L’Ultimo Squalo (The Last Shark)

I finally found a Japanese laserdisc copy of this notorious Jaws (1975) rip-off from Italian director Enzo G. Castellari. This is the guy that gave us the original The Inglorious Bastards (1978), which isn’t a half bad WWII actioner. L’Ultimo Squalo (The Last Shark, 1980?) was a big hit in Italy and released in the U.S. in 1980 (some sources note 1981 or 1982) as Great White. It had a limited run. Universal sued the distributors and the film was pulled and banned in the U.S. The film is largely found now as Japanese bootlegs from laserdisc sources. The film stars James Franciscus as reporter Peter Benton (not Benchley) and Vic Morrow as crusty sea captain Ron Hamer.

No doubt it’s a blatant Jaws (and Jaws II) rip-off. It’s slow and poorly paced, but it’s fun and worth watching. Actually I think it’s a decent little movie and certainly not one of the 50 worst films ever made (IMDb, 2011). However, the film is deliberately paced and suffers from a lack-luster score —there’s virtually none of the suspense seen in Jaws. It’s a bit of a curiosity. I particularly like James Franciscus, who was an underrated actor, and well-suited for action roles. I think he could’ve pulled off the role as Brody (Roy Scheider) in the original. My main gripe about the film was the unmoving score and Vic Morrow’s horrible accent. I can’t tell if he’s supposed to be Irish, Scottish, Greek, Russian… What the hell is his nationality? Morrow’s no Robert Shaw, but he gives it his best.

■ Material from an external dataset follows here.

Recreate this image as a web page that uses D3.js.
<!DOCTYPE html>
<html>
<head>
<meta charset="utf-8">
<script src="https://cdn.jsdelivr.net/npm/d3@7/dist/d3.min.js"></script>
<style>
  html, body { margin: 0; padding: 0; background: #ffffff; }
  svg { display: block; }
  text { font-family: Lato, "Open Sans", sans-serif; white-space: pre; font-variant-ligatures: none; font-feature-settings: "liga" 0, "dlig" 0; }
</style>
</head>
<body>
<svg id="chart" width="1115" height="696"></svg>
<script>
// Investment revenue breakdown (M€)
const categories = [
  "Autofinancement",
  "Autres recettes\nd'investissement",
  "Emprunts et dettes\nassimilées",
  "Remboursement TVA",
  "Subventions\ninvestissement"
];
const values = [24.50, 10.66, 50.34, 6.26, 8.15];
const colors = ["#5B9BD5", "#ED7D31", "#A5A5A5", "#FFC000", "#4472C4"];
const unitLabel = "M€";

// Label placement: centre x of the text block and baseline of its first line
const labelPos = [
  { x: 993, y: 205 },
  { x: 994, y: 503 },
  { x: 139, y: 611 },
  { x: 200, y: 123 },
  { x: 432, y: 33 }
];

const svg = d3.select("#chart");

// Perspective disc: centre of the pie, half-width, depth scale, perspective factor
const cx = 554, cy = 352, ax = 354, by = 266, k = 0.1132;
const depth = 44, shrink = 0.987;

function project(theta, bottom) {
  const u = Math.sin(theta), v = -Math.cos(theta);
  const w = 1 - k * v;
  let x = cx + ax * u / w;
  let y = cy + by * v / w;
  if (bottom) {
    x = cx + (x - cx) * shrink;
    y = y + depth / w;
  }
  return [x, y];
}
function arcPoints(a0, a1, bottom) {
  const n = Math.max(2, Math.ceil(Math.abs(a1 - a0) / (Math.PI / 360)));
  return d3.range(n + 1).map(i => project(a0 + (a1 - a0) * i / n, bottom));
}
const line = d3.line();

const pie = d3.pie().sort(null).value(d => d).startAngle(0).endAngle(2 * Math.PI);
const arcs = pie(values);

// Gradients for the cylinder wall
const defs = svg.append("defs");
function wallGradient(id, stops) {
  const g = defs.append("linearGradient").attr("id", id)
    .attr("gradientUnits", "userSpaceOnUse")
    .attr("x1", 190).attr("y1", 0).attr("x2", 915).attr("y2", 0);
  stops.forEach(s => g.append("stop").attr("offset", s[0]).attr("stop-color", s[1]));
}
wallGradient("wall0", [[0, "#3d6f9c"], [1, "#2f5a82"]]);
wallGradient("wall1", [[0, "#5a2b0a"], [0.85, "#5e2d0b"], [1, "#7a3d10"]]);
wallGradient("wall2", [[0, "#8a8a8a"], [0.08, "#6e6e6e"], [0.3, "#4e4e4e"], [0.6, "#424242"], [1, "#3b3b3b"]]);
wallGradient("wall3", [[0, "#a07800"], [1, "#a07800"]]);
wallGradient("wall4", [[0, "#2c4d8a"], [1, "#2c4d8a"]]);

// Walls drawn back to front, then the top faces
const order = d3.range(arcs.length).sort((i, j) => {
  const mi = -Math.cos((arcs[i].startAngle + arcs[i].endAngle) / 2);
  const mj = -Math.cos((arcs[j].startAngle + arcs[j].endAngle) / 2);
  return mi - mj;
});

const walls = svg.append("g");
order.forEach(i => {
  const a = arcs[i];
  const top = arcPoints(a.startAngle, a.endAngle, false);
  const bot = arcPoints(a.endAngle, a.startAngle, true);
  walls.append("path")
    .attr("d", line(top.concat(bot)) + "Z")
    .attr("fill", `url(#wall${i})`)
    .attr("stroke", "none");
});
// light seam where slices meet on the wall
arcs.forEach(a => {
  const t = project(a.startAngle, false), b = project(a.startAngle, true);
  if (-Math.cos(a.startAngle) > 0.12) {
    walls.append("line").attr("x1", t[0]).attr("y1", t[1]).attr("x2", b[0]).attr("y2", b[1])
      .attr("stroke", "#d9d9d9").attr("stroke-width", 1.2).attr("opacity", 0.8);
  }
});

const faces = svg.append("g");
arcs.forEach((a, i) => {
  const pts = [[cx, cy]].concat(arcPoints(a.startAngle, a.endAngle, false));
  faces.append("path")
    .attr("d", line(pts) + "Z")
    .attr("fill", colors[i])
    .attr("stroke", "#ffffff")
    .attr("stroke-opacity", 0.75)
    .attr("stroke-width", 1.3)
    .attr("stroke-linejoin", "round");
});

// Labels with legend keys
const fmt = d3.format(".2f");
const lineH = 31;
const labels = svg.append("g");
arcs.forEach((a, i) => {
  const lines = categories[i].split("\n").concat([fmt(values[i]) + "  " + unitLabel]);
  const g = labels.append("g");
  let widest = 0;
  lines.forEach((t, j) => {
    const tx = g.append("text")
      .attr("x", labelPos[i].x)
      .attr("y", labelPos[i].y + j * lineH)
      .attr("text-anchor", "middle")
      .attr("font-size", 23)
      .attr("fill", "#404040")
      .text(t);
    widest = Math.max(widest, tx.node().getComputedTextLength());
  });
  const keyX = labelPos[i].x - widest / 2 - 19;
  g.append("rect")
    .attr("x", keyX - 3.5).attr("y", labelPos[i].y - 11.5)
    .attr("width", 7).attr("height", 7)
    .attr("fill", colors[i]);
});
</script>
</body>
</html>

Check out the shark. Most blogs and film books trash the full-scale prop, but I like it. In some ways I think it’s an improvement over Bruce the shark from Jaws. IMDb notes the special effects were by Antonio Corridori and the shark was constructed by Georgio Ferrari. This shark is painted correctly, and the Jaws and teeth anatomically match a Great White’s. As with Jaws, this film is inter-cut with real shark footage (although at times the shark doesn’t always appear to be a Great White). Ah gorilla film making. In a few scenes, The Last Shark doesn’t hold back. In one of the better moments from the film, a chunk of meat is lowered from a helicopter as two idiots attempt to go shark fishing. I found these scenes an improvement over Jaws II, which is just bad. I hated the design of that shark with fire scars.

Some of the scenes are nearly identical to Jaws. Here Peter finds Ron as the shark moves in for the bite. Earlier we see a shark cage sequence and similar shenanigans on an Orca-like boat. There’s a beach scene and plenty of attacks on tourists. Surprisingly, the film doesn’t show much gore and doesn’t try to outdo Jaws with shock scenes. It’s actually fairly low-key.

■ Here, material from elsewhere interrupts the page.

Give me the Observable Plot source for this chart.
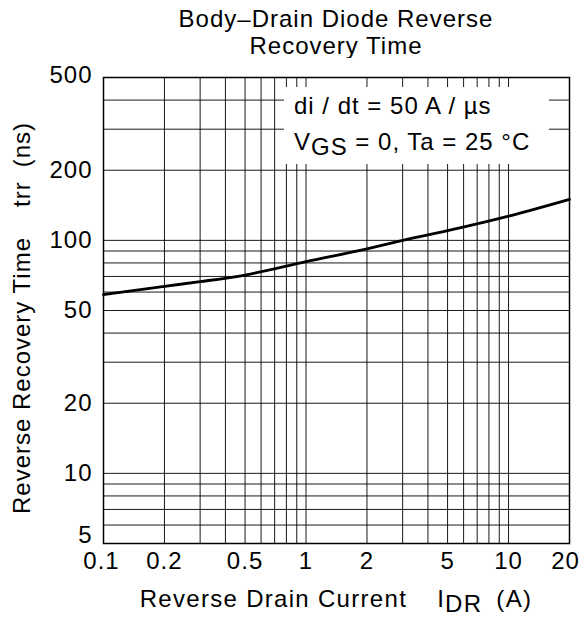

I wonder if Castellari nick-named the shark. Maybe Luigi or Guido? The film is not without camp. Check out this body. All in all, The Last Shark isn’t a bad little film and worth seeing if you’re a fan of shark films. I’d put it about on par with some of the Jaws sequels. I doubt it will ever get a U.S. DVD or BR release. Look for it at horror cons and the usually sources.